Stored rows
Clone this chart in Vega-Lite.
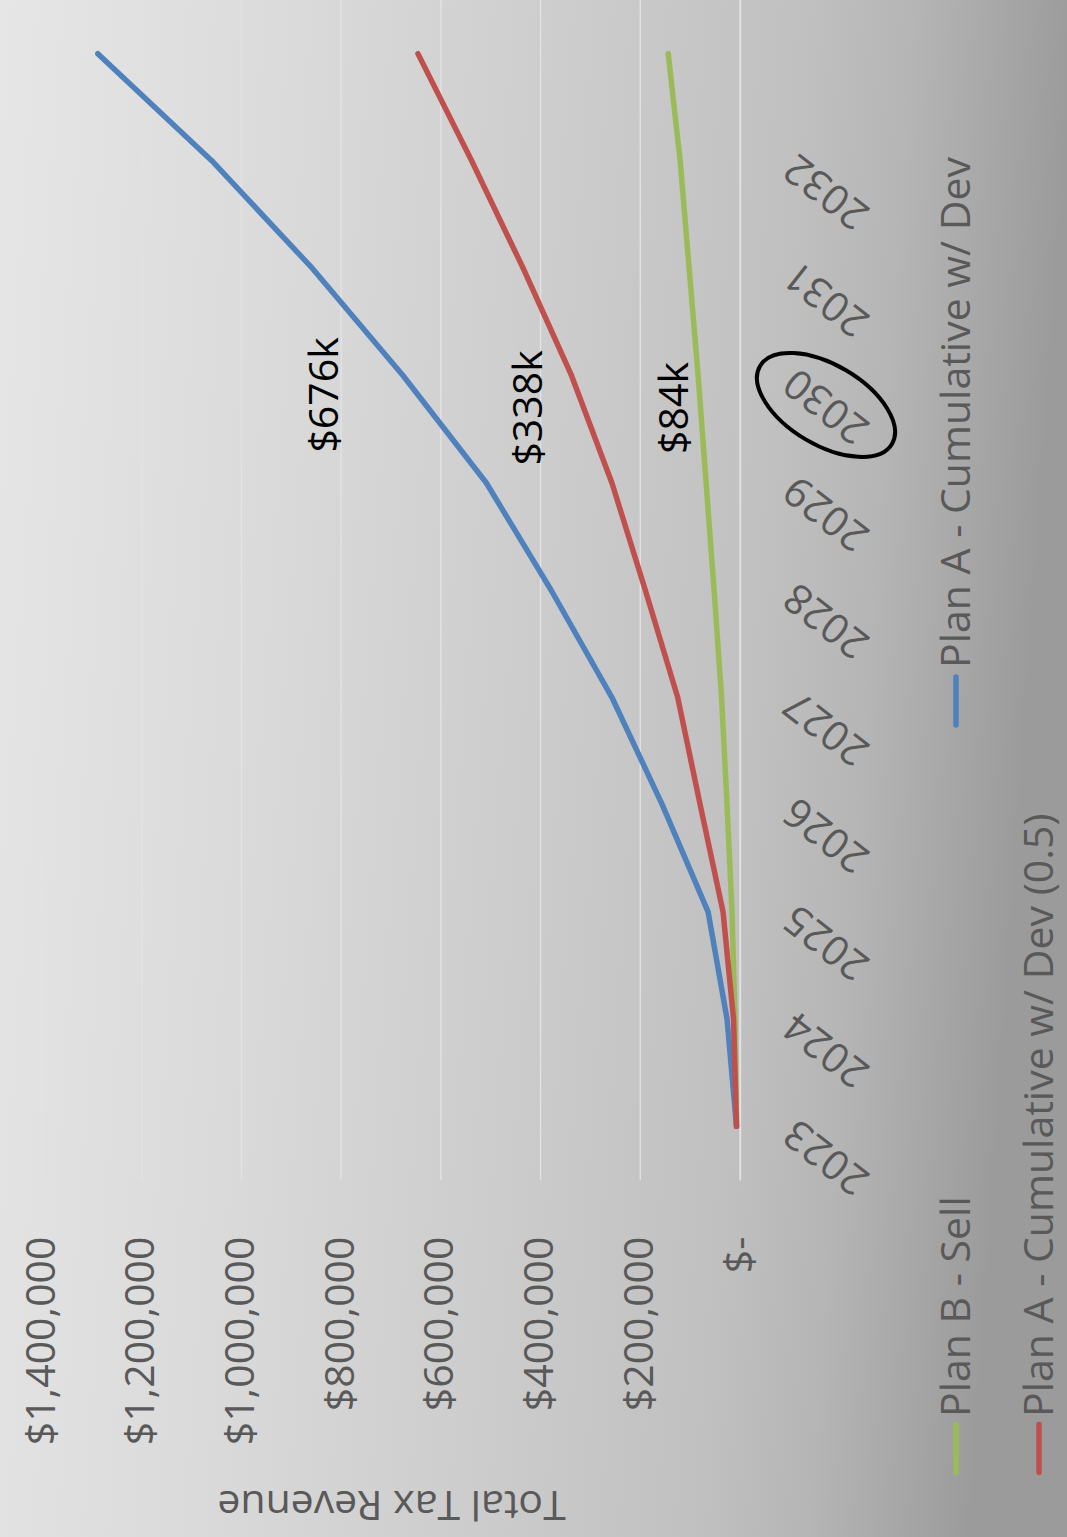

--

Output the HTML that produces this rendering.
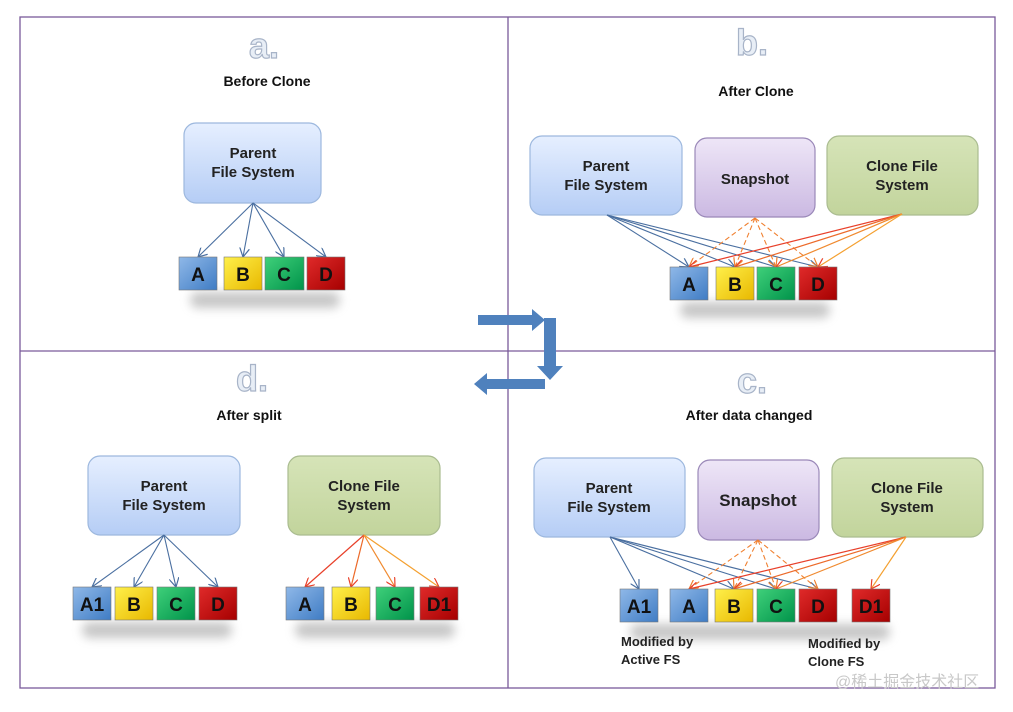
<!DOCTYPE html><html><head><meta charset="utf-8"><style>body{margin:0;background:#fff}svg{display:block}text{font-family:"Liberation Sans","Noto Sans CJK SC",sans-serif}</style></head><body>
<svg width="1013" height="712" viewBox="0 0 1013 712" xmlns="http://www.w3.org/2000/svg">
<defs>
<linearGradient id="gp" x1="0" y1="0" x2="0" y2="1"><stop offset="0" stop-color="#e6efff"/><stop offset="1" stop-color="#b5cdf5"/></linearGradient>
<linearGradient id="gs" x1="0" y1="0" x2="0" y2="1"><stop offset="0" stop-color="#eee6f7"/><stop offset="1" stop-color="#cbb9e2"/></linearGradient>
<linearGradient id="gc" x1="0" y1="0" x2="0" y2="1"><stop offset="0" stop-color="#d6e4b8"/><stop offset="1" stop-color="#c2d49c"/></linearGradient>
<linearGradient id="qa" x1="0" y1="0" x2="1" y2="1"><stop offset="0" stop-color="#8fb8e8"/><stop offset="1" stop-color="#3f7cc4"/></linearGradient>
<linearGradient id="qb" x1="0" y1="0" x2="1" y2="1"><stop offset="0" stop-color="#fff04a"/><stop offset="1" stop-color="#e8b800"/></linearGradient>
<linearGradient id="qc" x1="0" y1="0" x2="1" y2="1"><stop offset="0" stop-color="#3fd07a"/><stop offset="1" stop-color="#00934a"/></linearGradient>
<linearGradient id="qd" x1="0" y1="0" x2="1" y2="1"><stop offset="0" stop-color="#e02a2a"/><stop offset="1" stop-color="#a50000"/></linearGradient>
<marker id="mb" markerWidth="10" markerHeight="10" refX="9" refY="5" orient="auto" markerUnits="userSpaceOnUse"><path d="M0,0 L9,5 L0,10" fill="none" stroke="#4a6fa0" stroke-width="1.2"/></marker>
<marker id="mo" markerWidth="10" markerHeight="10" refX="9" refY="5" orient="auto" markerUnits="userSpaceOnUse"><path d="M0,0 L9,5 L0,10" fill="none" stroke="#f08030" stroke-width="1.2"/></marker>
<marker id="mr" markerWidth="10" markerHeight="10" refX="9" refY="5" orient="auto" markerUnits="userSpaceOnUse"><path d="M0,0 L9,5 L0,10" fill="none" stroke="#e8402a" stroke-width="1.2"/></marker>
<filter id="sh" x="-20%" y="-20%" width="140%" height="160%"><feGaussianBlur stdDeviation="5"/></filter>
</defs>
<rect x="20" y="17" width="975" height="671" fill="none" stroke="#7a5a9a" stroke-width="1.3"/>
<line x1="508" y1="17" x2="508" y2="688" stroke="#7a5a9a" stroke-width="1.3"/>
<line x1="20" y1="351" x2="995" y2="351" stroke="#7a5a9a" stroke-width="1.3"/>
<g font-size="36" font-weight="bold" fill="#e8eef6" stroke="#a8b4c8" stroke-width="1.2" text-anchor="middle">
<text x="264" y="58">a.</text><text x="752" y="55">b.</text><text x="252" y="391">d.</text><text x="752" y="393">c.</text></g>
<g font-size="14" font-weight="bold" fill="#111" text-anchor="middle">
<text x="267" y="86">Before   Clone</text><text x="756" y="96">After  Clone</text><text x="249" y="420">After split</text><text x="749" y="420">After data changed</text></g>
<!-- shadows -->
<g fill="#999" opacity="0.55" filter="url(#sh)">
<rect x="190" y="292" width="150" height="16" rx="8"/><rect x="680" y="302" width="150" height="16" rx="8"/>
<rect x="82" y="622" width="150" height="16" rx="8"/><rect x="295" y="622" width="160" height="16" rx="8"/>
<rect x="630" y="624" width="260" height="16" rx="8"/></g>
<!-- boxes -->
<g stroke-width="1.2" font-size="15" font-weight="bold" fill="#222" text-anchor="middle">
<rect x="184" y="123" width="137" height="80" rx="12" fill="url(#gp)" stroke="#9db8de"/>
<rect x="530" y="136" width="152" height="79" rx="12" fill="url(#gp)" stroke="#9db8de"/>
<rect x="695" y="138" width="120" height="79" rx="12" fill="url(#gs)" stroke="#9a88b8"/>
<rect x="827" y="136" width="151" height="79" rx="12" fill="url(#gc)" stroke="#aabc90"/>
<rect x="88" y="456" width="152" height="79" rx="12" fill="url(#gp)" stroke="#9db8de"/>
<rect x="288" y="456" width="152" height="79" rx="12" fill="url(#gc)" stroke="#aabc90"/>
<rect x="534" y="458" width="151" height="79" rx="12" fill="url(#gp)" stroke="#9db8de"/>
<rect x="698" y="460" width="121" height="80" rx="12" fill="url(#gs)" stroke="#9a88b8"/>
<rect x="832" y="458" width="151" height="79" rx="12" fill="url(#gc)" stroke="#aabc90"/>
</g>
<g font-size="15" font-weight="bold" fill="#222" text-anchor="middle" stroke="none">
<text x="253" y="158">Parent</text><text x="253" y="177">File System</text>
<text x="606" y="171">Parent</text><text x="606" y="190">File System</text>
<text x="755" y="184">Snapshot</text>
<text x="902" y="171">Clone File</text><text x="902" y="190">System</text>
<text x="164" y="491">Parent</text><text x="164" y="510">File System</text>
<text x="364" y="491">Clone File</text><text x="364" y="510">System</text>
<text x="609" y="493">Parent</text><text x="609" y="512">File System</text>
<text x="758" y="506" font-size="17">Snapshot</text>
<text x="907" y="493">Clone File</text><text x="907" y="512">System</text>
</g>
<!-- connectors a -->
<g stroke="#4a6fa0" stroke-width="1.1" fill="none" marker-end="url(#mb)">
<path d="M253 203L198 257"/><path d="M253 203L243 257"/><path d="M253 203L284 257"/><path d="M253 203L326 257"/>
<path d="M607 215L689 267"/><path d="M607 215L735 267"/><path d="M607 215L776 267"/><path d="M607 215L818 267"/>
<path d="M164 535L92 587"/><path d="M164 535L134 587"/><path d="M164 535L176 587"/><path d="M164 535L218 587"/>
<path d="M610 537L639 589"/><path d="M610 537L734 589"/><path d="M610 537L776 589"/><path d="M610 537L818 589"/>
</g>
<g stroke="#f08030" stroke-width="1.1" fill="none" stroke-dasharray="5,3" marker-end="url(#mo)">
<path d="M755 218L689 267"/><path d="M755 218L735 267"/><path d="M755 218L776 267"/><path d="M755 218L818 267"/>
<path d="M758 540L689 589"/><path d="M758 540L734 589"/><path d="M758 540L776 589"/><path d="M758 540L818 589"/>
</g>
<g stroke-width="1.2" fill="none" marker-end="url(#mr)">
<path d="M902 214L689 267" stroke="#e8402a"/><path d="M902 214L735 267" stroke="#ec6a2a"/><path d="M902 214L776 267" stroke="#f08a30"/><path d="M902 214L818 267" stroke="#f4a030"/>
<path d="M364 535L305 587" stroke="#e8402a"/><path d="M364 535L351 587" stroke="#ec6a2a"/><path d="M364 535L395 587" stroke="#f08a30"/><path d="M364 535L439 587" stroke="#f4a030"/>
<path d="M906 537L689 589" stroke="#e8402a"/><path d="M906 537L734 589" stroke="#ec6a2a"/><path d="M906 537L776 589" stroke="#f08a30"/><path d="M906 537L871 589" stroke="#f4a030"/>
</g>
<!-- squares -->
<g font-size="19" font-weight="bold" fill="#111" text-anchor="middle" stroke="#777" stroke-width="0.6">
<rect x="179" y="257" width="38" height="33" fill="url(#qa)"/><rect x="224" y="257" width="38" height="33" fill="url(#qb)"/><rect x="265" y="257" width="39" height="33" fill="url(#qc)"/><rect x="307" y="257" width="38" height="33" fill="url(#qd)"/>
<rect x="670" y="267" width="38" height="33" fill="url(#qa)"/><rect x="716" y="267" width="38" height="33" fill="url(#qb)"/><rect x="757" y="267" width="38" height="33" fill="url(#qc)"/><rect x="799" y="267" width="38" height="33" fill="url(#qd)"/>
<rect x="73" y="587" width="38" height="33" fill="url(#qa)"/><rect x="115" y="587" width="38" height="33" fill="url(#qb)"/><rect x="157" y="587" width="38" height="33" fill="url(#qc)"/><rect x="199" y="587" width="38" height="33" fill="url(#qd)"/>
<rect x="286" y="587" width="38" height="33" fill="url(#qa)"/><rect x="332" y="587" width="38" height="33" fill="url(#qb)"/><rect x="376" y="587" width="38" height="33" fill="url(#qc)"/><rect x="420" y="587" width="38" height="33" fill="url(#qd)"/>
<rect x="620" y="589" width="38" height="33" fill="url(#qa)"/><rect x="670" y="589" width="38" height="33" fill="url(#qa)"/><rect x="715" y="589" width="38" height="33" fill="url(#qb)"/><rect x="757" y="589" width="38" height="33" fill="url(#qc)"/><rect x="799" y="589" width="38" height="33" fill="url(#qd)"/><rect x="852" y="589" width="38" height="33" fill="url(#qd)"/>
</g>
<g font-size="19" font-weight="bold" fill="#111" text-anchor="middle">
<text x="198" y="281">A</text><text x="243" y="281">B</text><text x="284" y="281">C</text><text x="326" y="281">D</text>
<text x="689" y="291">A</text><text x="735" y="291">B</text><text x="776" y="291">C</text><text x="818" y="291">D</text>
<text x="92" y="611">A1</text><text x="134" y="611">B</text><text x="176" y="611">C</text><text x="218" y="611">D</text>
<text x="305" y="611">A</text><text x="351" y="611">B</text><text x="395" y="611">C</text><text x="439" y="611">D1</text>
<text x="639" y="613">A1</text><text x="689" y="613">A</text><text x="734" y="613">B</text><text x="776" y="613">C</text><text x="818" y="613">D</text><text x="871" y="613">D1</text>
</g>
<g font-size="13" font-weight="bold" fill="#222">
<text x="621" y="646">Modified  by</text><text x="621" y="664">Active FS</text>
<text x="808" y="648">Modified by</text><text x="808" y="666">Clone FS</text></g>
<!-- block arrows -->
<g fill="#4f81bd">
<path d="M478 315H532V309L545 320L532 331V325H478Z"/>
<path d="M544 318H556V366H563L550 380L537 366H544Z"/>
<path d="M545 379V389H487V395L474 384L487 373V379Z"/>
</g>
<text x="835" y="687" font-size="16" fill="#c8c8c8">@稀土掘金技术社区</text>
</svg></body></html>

* * *

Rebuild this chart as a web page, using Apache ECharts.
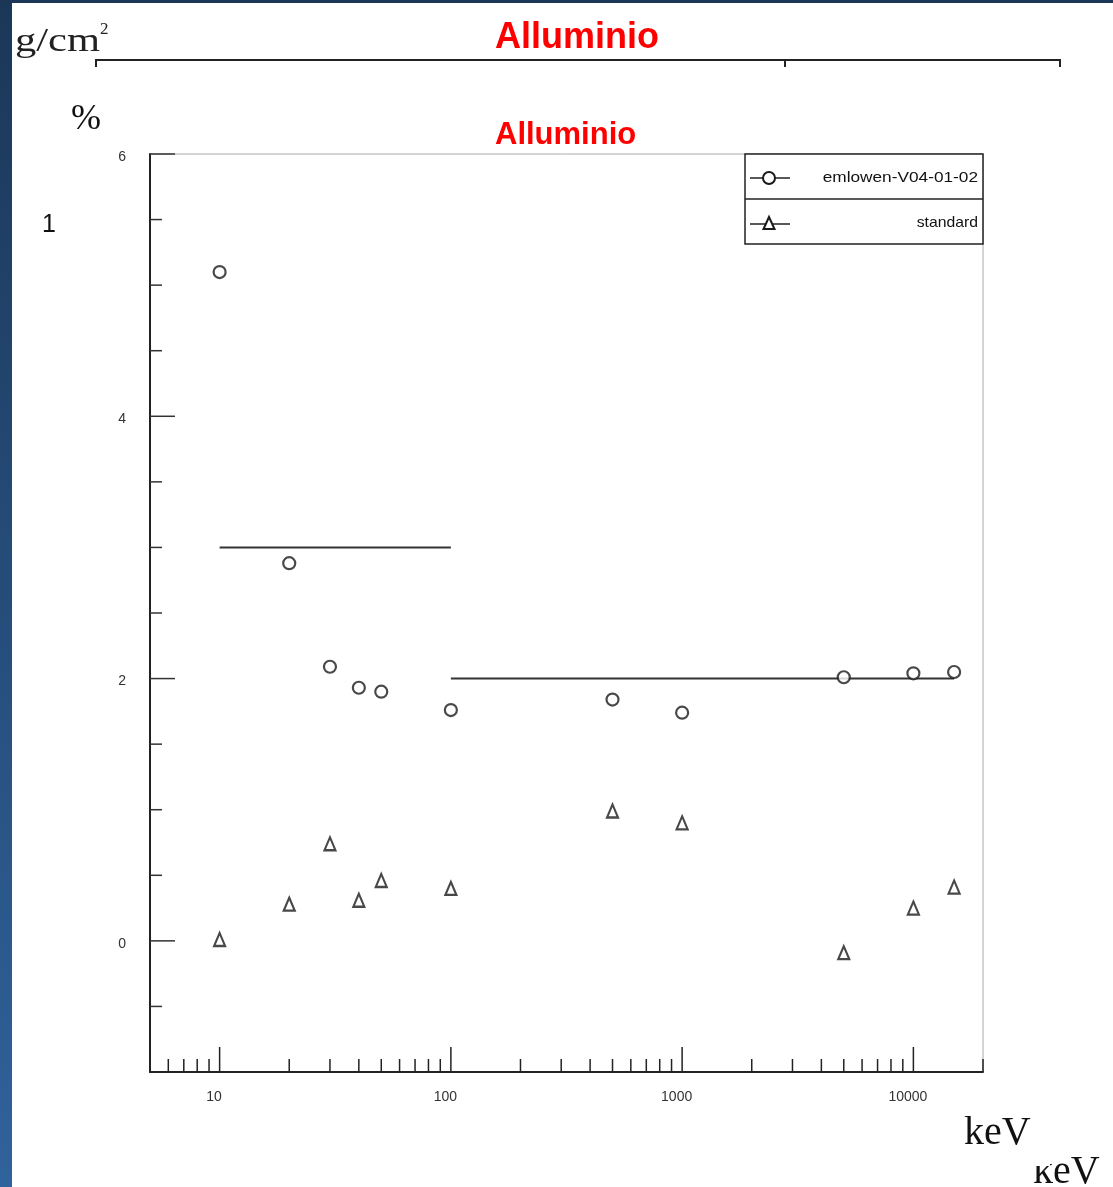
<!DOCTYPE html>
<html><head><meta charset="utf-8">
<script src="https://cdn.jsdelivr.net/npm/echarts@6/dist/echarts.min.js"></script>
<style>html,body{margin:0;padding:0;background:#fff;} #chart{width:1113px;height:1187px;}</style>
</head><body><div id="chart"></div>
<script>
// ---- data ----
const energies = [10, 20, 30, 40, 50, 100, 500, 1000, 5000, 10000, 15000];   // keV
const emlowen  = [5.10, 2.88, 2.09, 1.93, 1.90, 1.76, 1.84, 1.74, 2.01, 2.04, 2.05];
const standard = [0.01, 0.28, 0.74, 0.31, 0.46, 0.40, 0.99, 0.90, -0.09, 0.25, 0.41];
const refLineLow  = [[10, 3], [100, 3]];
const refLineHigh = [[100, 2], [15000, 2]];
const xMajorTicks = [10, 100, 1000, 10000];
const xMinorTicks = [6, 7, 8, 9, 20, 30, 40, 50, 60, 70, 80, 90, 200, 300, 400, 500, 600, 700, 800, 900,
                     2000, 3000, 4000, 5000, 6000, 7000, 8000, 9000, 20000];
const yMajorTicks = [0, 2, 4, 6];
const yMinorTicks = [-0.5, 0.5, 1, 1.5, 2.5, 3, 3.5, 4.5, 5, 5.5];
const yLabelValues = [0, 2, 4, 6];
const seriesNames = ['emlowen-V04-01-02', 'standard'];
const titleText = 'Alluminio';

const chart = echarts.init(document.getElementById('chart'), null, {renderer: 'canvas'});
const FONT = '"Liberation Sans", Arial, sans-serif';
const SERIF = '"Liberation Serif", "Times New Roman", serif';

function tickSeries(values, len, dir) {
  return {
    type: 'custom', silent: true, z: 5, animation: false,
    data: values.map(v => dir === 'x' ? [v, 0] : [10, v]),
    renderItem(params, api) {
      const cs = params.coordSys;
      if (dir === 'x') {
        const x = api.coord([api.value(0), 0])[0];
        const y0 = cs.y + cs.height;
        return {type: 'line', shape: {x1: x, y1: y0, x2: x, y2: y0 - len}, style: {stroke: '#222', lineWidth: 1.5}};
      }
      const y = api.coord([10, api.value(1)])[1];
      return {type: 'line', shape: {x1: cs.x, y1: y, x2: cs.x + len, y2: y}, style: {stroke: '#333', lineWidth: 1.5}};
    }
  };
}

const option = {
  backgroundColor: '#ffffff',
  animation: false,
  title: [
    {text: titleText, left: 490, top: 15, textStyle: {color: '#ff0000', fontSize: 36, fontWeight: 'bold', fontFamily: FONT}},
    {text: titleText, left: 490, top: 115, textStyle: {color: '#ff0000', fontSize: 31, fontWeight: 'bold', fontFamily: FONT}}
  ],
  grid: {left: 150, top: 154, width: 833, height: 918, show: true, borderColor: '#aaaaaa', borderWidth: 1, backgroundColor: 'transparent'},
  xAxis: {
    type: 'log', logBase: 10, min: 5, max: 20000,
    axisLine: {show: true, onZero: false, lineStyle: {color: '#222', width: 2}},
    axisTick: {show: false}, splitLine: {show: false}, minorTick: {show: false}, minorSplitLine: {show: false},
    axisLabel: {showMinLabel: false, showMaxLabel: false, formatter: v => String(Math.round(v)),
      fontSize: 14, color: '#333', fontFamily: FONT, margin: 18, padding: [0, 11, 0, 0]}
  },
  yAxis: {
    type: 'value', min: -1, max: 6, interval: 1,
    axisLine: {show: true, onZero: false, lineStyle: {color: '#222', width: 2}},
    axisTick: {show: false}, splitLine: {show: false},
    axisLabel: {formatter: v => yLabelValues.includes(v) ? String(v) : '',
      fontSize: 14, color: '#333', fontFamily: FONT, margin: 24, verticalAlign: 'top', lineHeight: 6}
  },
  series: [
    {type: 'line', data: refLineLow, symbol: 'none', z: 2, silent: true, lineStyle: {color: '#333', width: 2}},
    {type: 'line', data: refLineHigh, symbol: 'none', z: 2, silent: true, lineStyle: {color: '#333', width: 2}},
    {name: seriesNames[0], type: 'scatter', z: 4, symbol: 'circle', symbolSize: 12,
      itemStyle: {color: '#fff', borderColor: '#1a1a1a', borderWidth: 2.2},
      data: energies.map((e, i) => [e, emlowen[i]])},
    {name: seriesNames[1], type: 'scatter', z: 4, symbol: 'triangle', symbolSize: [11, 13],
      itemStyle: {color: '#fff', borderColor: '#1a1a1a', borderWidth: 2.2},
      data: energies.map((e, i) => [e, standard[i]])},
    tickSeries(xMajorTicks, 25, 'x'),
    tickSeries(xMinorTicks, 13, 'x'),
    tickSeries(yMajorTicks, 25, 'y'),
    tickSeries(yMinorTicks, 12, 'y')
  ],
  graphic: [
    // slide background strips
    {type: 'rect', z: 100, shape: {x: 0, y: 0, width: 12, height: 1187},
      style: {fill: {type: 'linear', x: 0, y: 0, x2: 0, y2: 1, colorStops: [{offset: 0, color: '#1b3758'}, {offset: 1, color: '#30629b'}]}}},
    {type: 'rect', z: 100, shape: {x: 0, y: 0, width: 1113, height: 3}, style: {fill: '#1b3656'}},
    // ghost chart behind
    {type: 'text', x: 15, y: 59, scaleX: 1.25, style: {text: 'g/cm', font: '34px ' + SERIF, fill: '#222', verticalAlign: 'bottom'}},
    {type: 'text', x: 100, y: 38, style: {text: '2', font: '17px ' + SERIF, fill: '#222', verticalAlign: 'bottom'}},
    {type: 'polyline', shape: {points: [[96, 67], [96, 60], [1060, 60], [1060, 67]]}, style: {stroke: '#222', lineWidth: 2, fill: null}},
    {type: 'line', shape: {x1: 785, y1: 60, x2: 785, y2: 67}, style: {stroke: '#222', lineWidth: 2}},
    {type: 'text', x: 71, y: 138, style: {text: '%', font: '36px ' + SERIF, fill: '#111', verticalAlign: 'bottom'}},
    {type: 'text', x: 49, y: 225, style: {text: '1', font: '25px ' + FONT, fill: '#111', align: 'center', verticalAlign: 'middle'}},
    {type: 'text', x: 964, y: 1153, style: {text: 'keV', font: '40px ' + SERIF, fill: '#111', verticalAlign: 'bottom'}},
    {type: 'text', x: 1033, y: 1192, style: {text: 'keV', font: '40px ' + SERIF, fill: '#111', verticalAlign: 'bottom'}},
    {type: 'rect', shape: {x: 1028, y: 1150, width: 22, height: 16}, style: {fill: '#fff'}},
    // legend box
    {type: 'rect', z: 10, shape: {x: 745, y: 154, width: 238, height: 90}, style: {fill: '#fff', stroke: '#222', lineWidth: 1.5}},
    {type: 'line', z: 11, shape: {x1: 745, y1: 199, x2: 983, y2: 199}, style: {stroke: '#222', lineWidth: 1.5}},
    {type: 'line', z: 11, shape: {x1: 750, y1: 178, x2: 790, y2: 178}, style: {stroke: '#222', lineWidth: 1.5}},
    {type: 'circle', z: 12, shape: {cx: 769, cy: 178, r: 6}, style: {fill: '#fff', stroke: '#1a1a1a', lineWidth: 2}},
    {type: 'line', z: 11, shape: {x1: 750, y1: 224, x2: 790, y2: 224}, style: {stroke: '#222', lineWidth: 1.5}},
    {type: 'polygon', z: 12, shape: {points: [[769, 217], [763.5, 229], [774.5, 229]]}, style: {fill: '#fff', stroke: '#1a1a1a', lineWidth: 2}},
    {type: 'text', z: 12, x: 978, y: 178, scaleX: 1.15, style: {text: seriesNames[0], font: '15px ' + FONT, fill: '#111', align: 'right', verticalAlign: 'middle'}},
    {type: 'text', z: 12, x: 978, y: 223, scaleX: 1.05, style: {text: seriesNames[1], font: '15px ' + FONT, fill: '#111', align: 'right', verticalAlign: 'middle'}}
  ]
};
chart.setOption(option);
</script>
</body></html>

What to do
Find the word "Clone" in the records and pull out each line that has it.

Answer below
Clone this chart in Vega-Lite.
<text x="267" y="86">Before   Clone</text><text x="756" y="96">After  Clone</text><text x="249" y="420">After split</text><text x="749" y="420">After data changed</text></g>
<text x="902" y="171">Clone File</text><text x="902" y="190">System</text>
<text x="364" y="491">Clone File</text><text x="364" y="510">System</text>
<text x="907" y="493">Clone File</text><text x="907" y="512">System</text>
<text x="808" y="648">Modified by</text><text x="808" y="666">Clone FS</text></g>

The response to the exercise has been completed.